On Apr 24, 2024, at 12:11 AM, Scott Clary <[email protected]> wrote:

Thanks for sharing this Sara. Van Leers and descendants are good people. I coached and my kids grew up playing sports with the Van Leer grand kids in Sudbury and Lincoln.

Kind Regards,

Scott Clary
617-968-5769

Sent from a mobile device - please excuse typos and errors   

On Tue, Apr 23, 2024, 10:31 PM Sara Mattes <[email protected]> wrote:
Rachels skills were legendary.
My children grew up being soaped up with what Rachel produced from her sheep.
Family and friends looked forward to these little squares as gifts.

“Crafting” does not do justice to her many talents.
Her artistic endeavors, added to her devotion to gardens and her land were a delight to behold .

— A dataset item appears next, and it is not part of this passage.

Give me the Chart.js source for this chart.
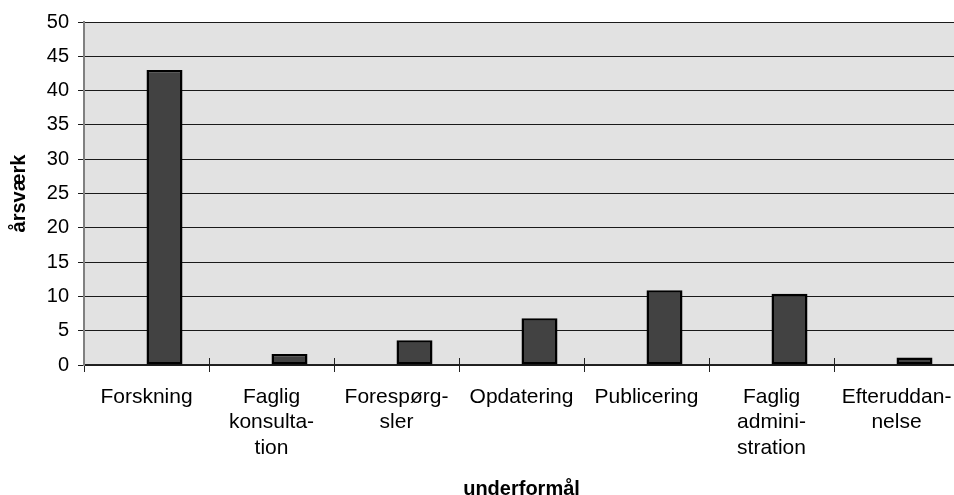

Rachel and Karl were the merger of 2 farming families from different sides of town.
Much of the van Leer land is now part pf Drumlin Farm and conservation land.
Davis land is now part of Valley Pond and households along Conant Road.
Davis descendants still live on this land.

At some point in the future, the Lincoln Historical Society hopes to document the history of the Davis farm and the family.

Rachel carries many stories with her as did Karl.

Their legacies will live on in their children and extended families.